Dédaigné par le mécréant, Jean revint au pape, et lui demanda grâce, au grand mépris de son peuple ; les barons riaient de lui tout haut. Il voulut prouver qu’il était encore roi. Un ermite en réputation de sainteté parmi la multitude, Pierre de Pomfret, avait prédit que Jean cesserait de régner dans l’année ; l’année finie, Jean lui montra qu’il régnait encore : Pierre de Pomfret fut attaché à la queue d’un cheval, traîné dans les rues de Warham, puis pendu, avec son fils.
Le pape, imploré par Jean sans Terre, lui pardonna chrétiennement, moyennant un tribut de mille marcs sterling d’or. À ce prix, Innocent III interdit à Philippe-Auguste d’envahir l’Angleterre ; mais, comme l’armée française ne pouvait pas s’être dérangée pour rien, le pape lui permit la Flandre, qu’elle ravagea dévotement.

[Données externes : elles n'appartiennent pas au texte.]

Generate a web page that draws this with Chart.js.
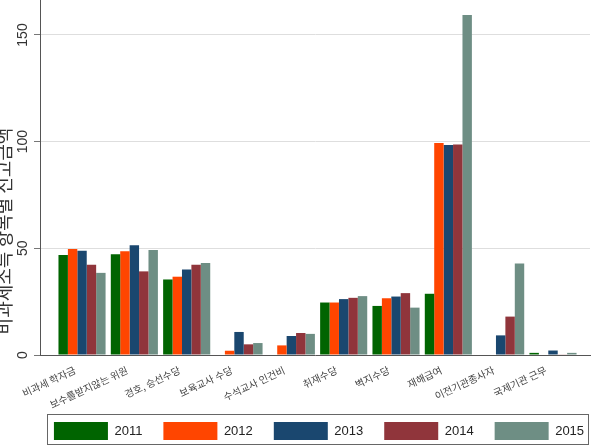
<!DOCTYPE html>
<html>
<head>
<meta charset="utf-8">
<script src="https://cdn.jsdelivr.net/npm/chart.js@4/dist/chart.umd.min.js"></script>
<style>
  html, body { margin: 0; padding: 0; background: #fff; }
  #wrap { width: 593px; height: 445px; }
</style>
</head>
<body>
<div id="wrap"><canvas id="c" width="593" height="445"></canvas></div>
<script>
// categories and yearly values
const categories = ['비과세 학자금', '보수를받지않는 위원', '경호, 승선수당', '보육교사 수당', '수석교사 인건비',
                    '취재수당', '벽지수당', '재해급여', '이전기관종사자', '국제기관 근무'];
const years = ['2011', '2012', '2013', '2014', '2015'];
const v2011 = [46.9, 47.2, 35.4, 0, 0, 24.6, 23.0, 28.7, 0, 1.0];
const v2012 = [49.7, 48.6, 36.7, 2.0, 4.5, 24.6, 26.6, 99.4, 0, 0];
const v2013 = [48.9, 51.4, 40.1, 10.8, 8.9, 26.2, 27.4, 98.4, 9.2, 2.1];
const v2014 = [42.3, 39.2, 42.3, 5.0, 10.3, 26.8, 29.0, 98.7, 18.0, 0.3];
const v2015 = [38.5, 49.2, 43.1, 5.6, 9.9, 27.6, 22.2, 159.4, 42.9, 1.0];
const yTicks = [0, 50, 100, 150];
const yTitle = '비과세소득 항목별 신고금액';

const colors = ['#006400', '#ff4500', '#1a476f', '#90353b', '#6e8e84'];
const series = [v2011, v2012, v2013, v2014, v2015];

const datasets = series.map((vals, k) => ({
  label: years[k],
  data: vals.map((v, i) => ({ x: i, y: v })),
  backgroundColor: colors[k],
  borderWidth: 0,
  categoryPercentage: 0.9,
  barPercentage: 1.0
}));

const LEG_PAD = 21;
const LEG_DY = -14;

// legend placement, rotated y tick labels, axis title, legend frame
const extras = {
  id: 'extras',
  afterLayout(chart) {
    const lg = chart.legend;
    lg.left = 31;
    lg.right = 607;
    lg.width = lg.right - lg.left;
    lg.top += LEG_DY;
    lg.bottom += LEG_DY;
  },
  afterDraw(chart) {
    const ctx = chart.ctx;
    const y = chart.scales.y;
    ctx.save();
    ctx.fillStyle = '#333';
    ctx.font = '14px "Liberation Sans", Arial, sans-serif';
    ctx.textAlign = 'center';
    ctx.textBaseline = 'middle';
    yTicks.forEach(t => {
      ctx.save();
      ctx.translate(23, y.getPixelForValue(t));
      ctx.rotate(-Math.PI / 2);
      ctx.fillText(String(t), 0, 0);
      ctx.restore();
    });
    ctx.font = '18px "Noto Sans CJK KR", sans-serif';
    ctx.translate(4, 231);
    ctx.rotate(-Math.PI / 2);
    ctx.fillText(yTitle, 0, 0);
    ctx.restore();

    const lg = chart.legend;
    const cx = (lg.left + lg.right) / 2;
    const swTop = lg.top + LEG_PAD;
    ctx.save();
    ctx.strokeStyle = '#666';
    ctx.lineWidth = 1;
    ctx.strokeRect(Math.round(cx - 272) + 0.5, Math.round(swTop - 8) + 0.5, 541, 30);
    ctx.restore();
  }
};

new Chart(document.getElementById('c'), {
  type: 'bar',
  data: { datasets },
  plugins: [extras],
  options: {
    responsive: false,
    animation: false,
    devicePixelRatio: 1,
    layout: { padding: { left: 0, right: 3, top: 0, bottom: -19 } },
    plugins: {
      legend: {
        position: 'bottom',
        labels: {
          boxWidth: 54,
          boxHeight: 18,
          padding: LEG_PAD,
          color: '#222',
          font: { family: '"Liberation Sans", Arial, sans-serif', size: 13 }
        }
      },
      tooltip: { enabled: false }
    },
    scales: {
      x: {
        type: 'linear',
        offset: false,
        min: -0.803,
        max: 9.707,
        afterBuildTicks: axis => { axis.ticks = categories.map((_, i) => ({ value: i })); },
        afterFit: axis => { axis.height = 60; },
        grid: { display: false, drawTicks: false },
        border: { display: true, color: '#555', width: 1 },
        ticks: {
          autoSkip: false,
          minRotation: 25,
          maxRotation: 25,
          padding: 9,
          labelOffset: -7,
          color: '#444',
          font: { family: '"Noto Sans CJK KR", sans-serif', size: 10 },
          callback: v => categories[v] ?? ''
        }
      },
      y: {
        min: 0,
        max: 166.4,
        afterBuildTicks: axis => { axis.ticks = yTicks.map(v => ({ value: v })); },
        afterFit: axis => { axis.width = 40; },
        grid: { color: '#dedede', tickColor: '#777', tickLength: 6, drawTicks: true },
        border: { display: true, color: '#555', width: 1 },
        ticks: { display: false }
      }
    }
  }
});
</script>
</body>
</html>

Lorsque Jean vit Philippe-Auguste distrait par les Flamands, il n’y put tenir. Il se remit à arracher les dents aux juifs et les dîmes aux églises ; il ne craignait plus le pape à présent qu’il le payait ; il fit fondre les dernières cloches et les derniers ciboires, et s’acheta une armée. Il s’entendit avec les Flamands, qui se chargèrent du nord pendant qu’il se chargeait du midi. Mais, au nord, Philippe-Auguste fut victorieux à Bouvines (27 août 1214), et, au midi, Jean fut battu sur la Loire. Jean dut repasser la mer en grande hâte, et supplia encore le pape, qui voulut bien lui obtenir une trêve et ne la lui faire payer que soixante mille marcs d’argent.

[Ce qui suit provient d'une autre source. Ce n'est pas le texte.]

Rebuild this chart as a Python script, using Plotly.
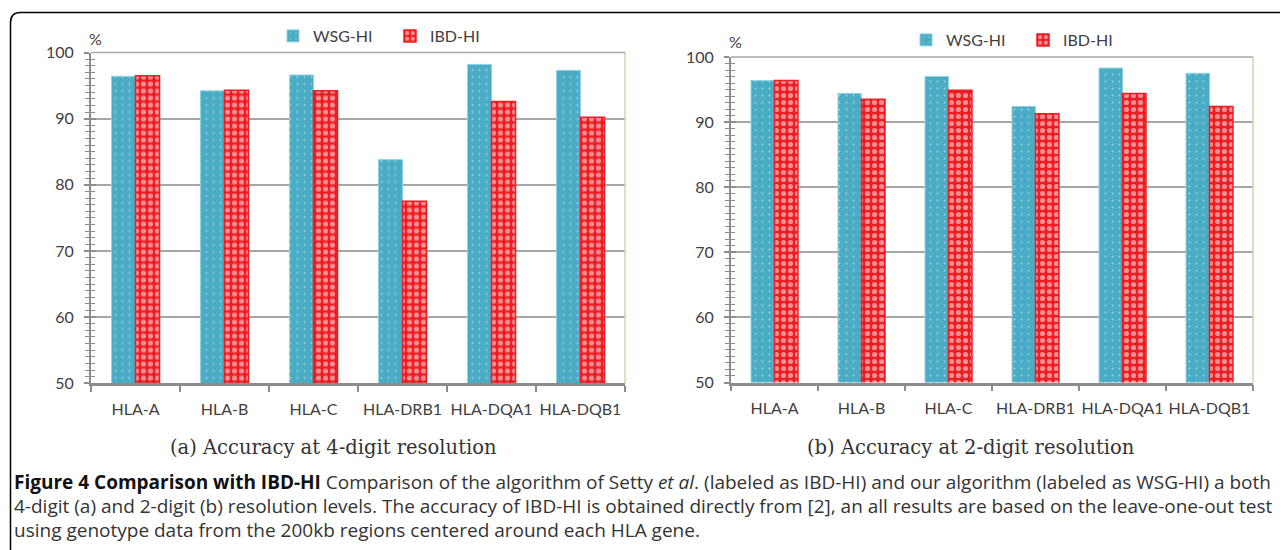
import plotly.graph_objects as go

categories = ["HLA-A", "HLA-B", "HLA-C", "HLA-DRB1", "HLA-DQA1", "HLA-DQB1"]
wsg_4digit = [96.4, 94.2, 96.6, 83.8, 98.2, 97.3]
ibd_4digit = [96.5, 94.3, 94.2, 77.5, 92.6, 90.2]
wsg_2digit = [96.4, 94.4, 97.0, 92.4, 98.3, 97.5]
ibd_2digit = [96.4, 93.5, 94.9, 91.3, 94.4, 92.4]
series_names = ["WSG-HI", "IBD-HI"]
y_ticks = [50, 60, 70, 80, 90, 100]
subcaptions = ["(a) Accuracy at 4-digit resolution", "(b) Accuracy at 2-digit resolution"]
caption_lines = [
    "<b style='color:#111'>Figure 4 Comparison with IBD-HI</b> Comparison of the algorithm of Setty <i>et al</i>. (labeled as IBD-HI) and our algorithm (labeled as WSG-HI) a both",
    "4-digit (a) and 2-digit (b) resolution levels. The accuracy of IBD-HI is obtained directly from [2], an all results are based on the leave-one-out test",
    "using genotype data from the 200kb regions centered around each HLA gene.",
]

W, H = 1288, 550
OFF = 8  # page body margin
TEAL = "#4BACC6"
RED = "#EE1D23"
AX = "#8C8C8C"
TXT = "#404040"
SANS = "Lato, Open Sans, sans-serif"
TICKFONT = dict(family=SANS, size=16, color=TXT)


def px_x(x):
    return (x - OFF) / W


def px_y(y):
    return 1 - (y - OFF) / H


fig = go.Figure()

panels = [
    dict(wsg=wsg_4digit, ibd=ibd_4digit, xa="x", ya="y", legend="legend",
         xdom=[px_x(91), px_x(625)], ydom=[px_y(383.3), px_y(52.5)]),
    dict(wsg=wsg_2digit, ibd=ibd_2digit, xa="x2", ya="y2", legend="legend2",
         xdom=[px_x(731), px_x(1253)], ydom=[px_y(382.5), px_y(57)]),
]

for p in panels:
    fig.add_trace(go.Bar(
        x=categories, y=p["wsg"], name=series_names[0], xaxis=p["xa"], yaxis=p["ya"],
        legend=p["legend"],
        marker=dict(color=TEAL, line=dict(color="#8ED3E4", width=1),
                    pattern=dict(shape=".", fgcolor="white", size=7, solidity=0.05)),
    ))
    fig.add_trace(go.Bar(
        x=categories, y=p["ibd"], name=series_names[1], xaxis=p["xa"], yaxis=p["ya"],
        legend=p["legend"],
        marker=dict(color=RED, line=dict(color=RED, width=1.5),
                    pattern=dict(shape=".", fgcolor="white", size=7, solidity=0.42)),
    ))

layout = dict(
    width=W, height=H, margin=dict(l=0, r=0, t=0, b=0, autoexpand=False),
    paper_bgcolor="white", plot_bgcolor="white",
    barmode="group", bargap=0.46, bargroupgap=0,
    showlegend=True,
    font=dict(family=SANS, color=TXT),
)

for i, p in enumerate(panels):
    sfx = "" if i == 0 else "2"
    ovl = str(3 + i)
    layout["xaxis" + sfx] = dict(
        domain=p["xdom"], anchor=p["ya"], type="category", automargin=False, tickangle=0,
        showline=True, linecolor=AX, linewidth=2.5,
        ticks="outside", tickson="boundaries", ticklen=6, tickcolor=AX, tickwidth=1.5,
        showgrid=False, tickfont=dict(family=SANS, size=16, color=TXT),
        ticklabelstandoff=10,
    )
    layout["yaxis" + sfx] = dict(
        domain=p["ydom"], anchor=p["xa"], range=[50, 100], tickvals=y_ticks, automargin=False,
        showline=True, linecolor=AX, linewidth=2,
        ticks="outside", ticklen=5, tickcolor=AX, tickwidth=1.5,
        minor=dict(dtick=1, ticks="outside", ticklen=4, tickcolor=AX, tickwidth=1, showgrid=False),
        showgrid=True, gridcolor="#A6A6A6", gridwidth=1.5,
        tickfont=TICKFONT, ticklabelstandoff=7, zeroline=False,
    )
    layout["yaxis" + ovl] = dict(
        overlaying=p["ya"], anchor=p["xa"], range=[50, 100], tickvals=y_ticks, automargin=False,
        side="left", showline=False, showticklabels=False, showgrid=False, zeroline=False,
        ticks="inside", ticklen=5, tickcolor=AX, tickwidth=1.5,
        minor=dict(dtick=1, ticks="inside", ticklen=4, tickcolor=AX, tickwidth=1, showgrid=False),
    )

legend_common = dict(
    orientation="h", xanchor="left", yanchor="middle",
    font=dict(family=SANS, size=16, color=TXT),
    bgcolor="rgba(0,0,0,0)", itemwidth=30, entrywidth=72, traceorder="normal",
)
layout["legend"] = dict(legend_common, x=px_x(273), y=px_y(36))
layout["legend2"] = dict(legend_common, x=px_x(906), y=px_y(40))

fig.update_layout(**layout)

# invisible anchors so overlay axes get drawn
for ovl, xa in (("y3", "x"), ("y4", "x2")):
    fig.add_trace(go.Scatter(x=[categories[0]], y=[50], xaxis=xa, yaxis=ovl,
                             mode="markers", marker=dict(opacity=0), showlegend=False,
                             hoverinfo="skip"))

# plot frame pieces (top gray, right tan)
for xa, ya in (("x", "y"), ("x2", "y2")):
    fig.add_shape(type="line", xref=xa + " domain", yref=ya + " domain",
                  x0=1, x1=1, y0=0, y1=1, line=dict(color="#D8D0B0", width=1.5))
    fig.add_shape(type="line", xref=xa + " domain", yref=ya + " domain",
                  x0=0, x1=1, y0=1, y1=1, line=dict(color="#A6A6A6", width=1.5))

# "%" labels
for (x, y) in ((95, 38), (735, 42)):
    fig.add_annotation(text="%", x=px_x(x), y=px_y(y), xref="paper", yref="paper",
                       xanchor="center", yanchor="middle", showarrow=False,
                       font=dict(family=SANS, size=16, color=TXT))

# sub-captions
for txt, (x, y) in zip(subcaptions, ((333, 447), (971, 447))):
    fig.add_annotation(text=txt, x=px_x(x), y=px_y(y), xref="paper", yref="paper",
                       xanchor="center", yanchor="middle", showarrow=False,
                       font=dict(family="DejaVu Serif, serif", size=19.5, color="#333"))

# figure caption
for txt, y in zip(caption_lines, (482, 506, 530)):
    fig.add_annotation(text=txt, x=px_x(12), y=px_y(y), xref="paper", yref="paper",
                       xanchor="left", yanchor="middle", showarrow=False,
                       font=dict(family="Open Sans, sans-serif", size=19, color="#333"))

# outer rounded frame (top-left corner)
r = 10
x0, yt = px_x(10.5), px_y(12.5)
fig.add_shape(type="path", xref="paper", yref="paper",
              path=(f"M {x0},{px_y(560)} L {x0},{px_y(12.5 + r)} Q {x0},{yt} {px_x(10.5 + r)},{yt} "
                    f"L {px_x(1280)},{yt} Q {px_x(1284)},{yt} {px_x(1285)},{px_y(15)}"),
              line=dict(color="black", width=1.5))

fig.write_html("out.html")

Les barons, le voyant à terre, lui présentèrent un acte à signer et à jurer. Quand Jean eut écouté la lecture de cet acte, il eut un accès de rage. Cela se conçoit ; dans cet acte il y avait, entre autres choses exorbitantes, que le roi ne pourrait plus marier les filles des barons malgré elles ; qu’il ne saisirait plus les biens des orphelins, sous prétexte de tutelle féodale ; qu’il n’emprisonnerait plus sans jugement ; que ses officiers n’auraient plus le droit de prendre sans les payer les denrées et les voitures qu’ils voudraient ; que les juges, constables et baillis seraient choisis parmi ceux qui auraient étudié les lois. Toute cette Grande Charte était aussi monstrueuse. Jean signa et jura, mais avec la ferme intention de ne pas tenir son serment ; et, rien que pour avoir juré, il fut si furieux qu’il se roulait sur son lit en rugissant et en mordant la paille et le bois.